The U.S. gun death rate last year hit its highest mark in nearly three decades, and the rate among women has been growing faster than that

of men, a new study found. The increase among women — most dramatically, in Black women — is playing a tragic and under-recognized role in a tally that skews overwhelmingly male, researchers said. “Women can get lost in the discussion because so many of the fatalities are men,” said one author, Dr. Eric Fleegler of Harvard Medical School, the Associated Press reports.

Among Black women, the rate of firearm-related homicides more than tripled since 2010, and the rate of gun-related suicides more than doubled since 2015, researchers wrote in the paper published by JAMA Network Open.
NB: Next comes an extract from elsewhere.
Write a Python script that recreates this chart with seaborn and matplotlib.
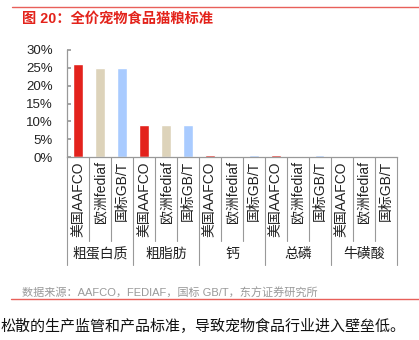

The research is one of the most comprehensive analyses of U.S. gun deaths in years, said David Hemenway, director of the Harvard University’s Injury Control Research Center. In October, the Centers for Disease Control and Prevention released data on U.S. firearm deaths last year, counting more than 47,000, the most in at least 40 years.

The U.S. population is growing, but the rate of gun deaths has been getting worse, too. Gun-related homicide and suicide rates both rose eight percent last year, each hitting levels not seen since the early 1990s.

In the new study, the researchers examined trends in firearm deaths since 1990. They found gun deaths began to increase in

2005, but the rise accelerated recently, with a 20 percent jump from 2019 to 2021.

Why did gun deaths rise so dramatically during the pandemic? That’s “a straightforward question with probably a complicated answer that no one really knows the answer to,” said Fleegler, an emergency medicine physician at Boston Children’s Hospital.

Factors could include disruption of people’s work and personal lives, higher gun sales, stress, and mental health issues.

The researchers counted more

than 1.1 million gun deaths over 32 years, about the same as the number of U.S. deaths attributed to COVID-19 in the last three years.

About 14 percent of those killed by guns were women, but the rate increase among them is more pronounced.